Chris Sharp, writing in Art Review in January 2013, wrote: "his works are often united by an identifiable formal sensibility, whose predominantly found-object or poor-material aesthetic influence is as indebted to Robert Rauschenberg, David Hammons and Jimmie Durham as it is to Gabriel Orozco. The difference between them and Cruzvillegas, however, is the highly personal, specific and inherently protean programme to which his cultural and material universe adheres."
Discussing his works, Niamh Coglan, writing for Aesthetica Magazine in February 2013, notes that "Works such as Aeropuerto Alterno, A.C. Mobile or Sin Título / Untitled, which directly references Duchamp’s Bicycle Wheel, exhibit a strong Duchampian element, not just for their aesthetic form but for appropriative elements", and goes on to state "Cruzvillegas does with material what Marcel Broodthaers and René Magritte did with words and linguistics". Similarly, Gareth Harris, writing in The Art Newspaper in January 2014, notes: "With his vast range of dynamic assemblage sculptures meticulously built from found objects, the Mexican artist Abraham Cruzvillegas has been dubbed the 21st-century equivalent of Marcel Duchamp."
In 2014, Cruzvillegas was profiled in the third episode of the seventh season of the PBS contemporary art programme.
Cruzvillegas has said of Gustav Metzger " position as an activist and artist has been a big inspiration for me".

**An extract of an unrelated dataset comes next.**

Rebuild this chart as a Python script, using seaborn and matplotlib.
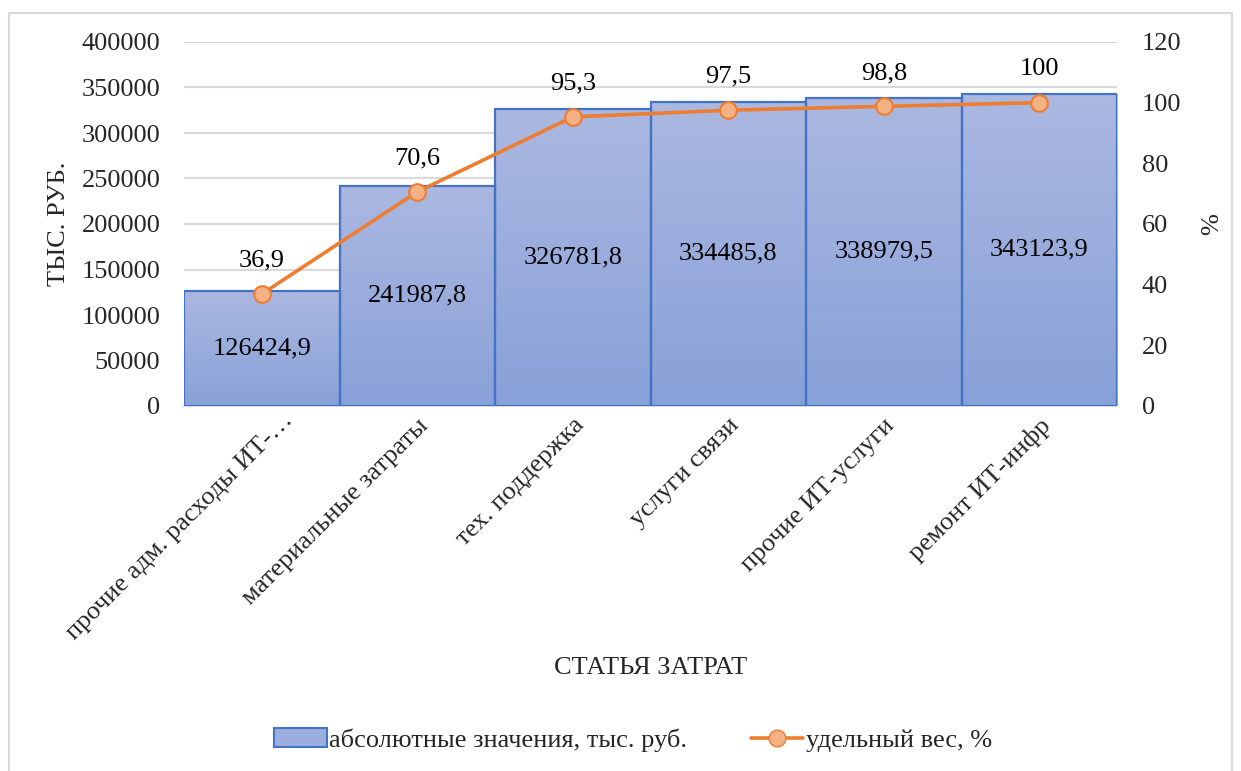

In an interview with the Los Angeles Times, Cruzvillegas' work was compared "to the bronzes of Catalan sculptor Julio Gonzalez, who combined forms both organic and abstract, to the entropic cage forms of British artist Anthony Caro, and to the arrangements of wires, covered in hair, by U.S. artist David Hammons", to which Cruzvillegas replied, "these guys are super important to me as artists I use that language."

Residencies

Cruzvillegas is married to Alejandra Carrillo, a lawyer specialising in migratory issues who has worked for the UN High Commissioner for Refugees in Mexico.